I work in a branch of machine learning called reinforcement learning, which focuses on how to choose actions optimally over time, even when you don't know a priori what those actions even do. Before each action you can observe the current state of the system, and after executing a chosen action you observe the resulting state and any immediate rewards. This problem seems incredibly broad, but in some sense it was solved decades ago, by making the straightforward assumption that the actions' effects depend only on the observed state at the time. However, although we have algorithms that can solve any such problem in the limit, they require too much data to be useful in practice.
My work focuses on improving the efficiency of reinforcement learning algorithms by improving how they generalize from limited data to possibly infinite problems. Most current algorithms employ a single, monolithic representation of knowledge called the value function, which estimates the long-term reward possible from each state of the system. Once you've learned the value function, it's straightforward to select actions optimally, but to me the value function seems the wrong level of abstraction. Learning a value function directly from experience data is like trying to write a computer program directly in assembly language. I'm trying to find the right analogue of a high-level programming language, which can be used to articulate how to generalize efficiently from data.

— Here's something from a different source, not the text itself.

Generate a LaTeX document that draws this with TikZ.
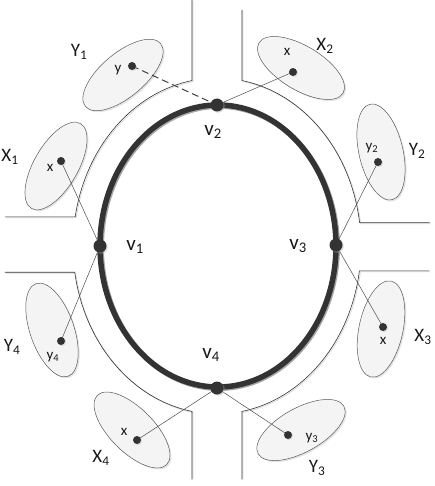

So far, I've assembled into one unified "language of generalization" some ideas for improving reinforcement learning that were previously studied in isolation: learning models of the system dynamics (instead of just state and action values), function approximation methods for learning in infinite and continuous systems, and hierarchical methods for learning values of high-level actions that recursively invoke lower-level actions. The result is a way of learning hierarchies of abstract models that generalizes from data more efficiently than current methods.